Für die Berechnung des Index wird zum ersten der CO2-Ausstoß eines Landes in Relation zum Bruttoinlandsprodukt, dem Energieverbrauch und der Bevölkerungszahl gesetzt. So fließt zum Beispiel mit ein, dass ein US-Amerikaner pro Jahr durchschnittlich zwanzig Mal mehr CO2 produziert als ein Inder. Zum zweiten werden die Emissions-Trends berechnet, d.h., wie haben sich die Emissionen von 1998 bis 2003 in den Sektoren Energie, Verkehr, Gebäude und Industrie entwickelt. Dabei wird berücksichtigt, dass Schwellenländer wie China und Indien industriellen Nachholbedarf haben. Als drittes Kriterium fließt die Bewertung der nationalen und internationalen Klimapolitik eines Landes in den Index ein. So könnten die USA auf einen Schlag bis zu zehn Plätze im Index gutmachen, wenn sie ihre Blockade-Haltung in Sachen Klimapolitik aufgeben würden.

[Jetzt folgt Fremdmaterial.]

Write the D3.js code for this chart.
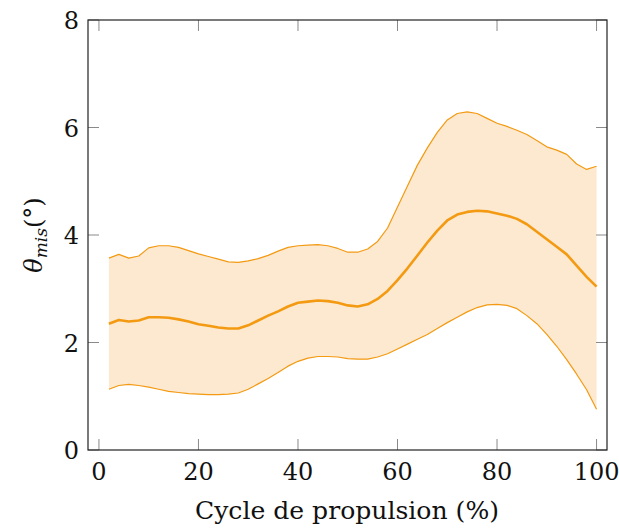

Das Beispiel Südkorea verdeutlicht, dass der Gesamtausstoß an CO2 nicht Ausschlag gebend für eine schlechte Bewertung im Index ist. Zwar produziert das Land weniger als die Hälfte der CO2-Menge von Indien. Und doch ist Südkorea 49., während Indien auf Rang 10 liegt. Indien ist damit neben Deutschland und Großbritannien der einzige Groß-Emittent, der im Index relativ weit vorne landet. China konnte sich mit Rang 29 im Mittelfeld platzieren. Aus der Gruppe der Entwicklungsländer sind nur 14 Schwellenländer - darunter China, Indien, Brasilien und Marokko - in der Rangliste zu finden. Alle anderen Entwicklungsländer gehören nicht zu den 53 weltweit größten Emittenten von CO2.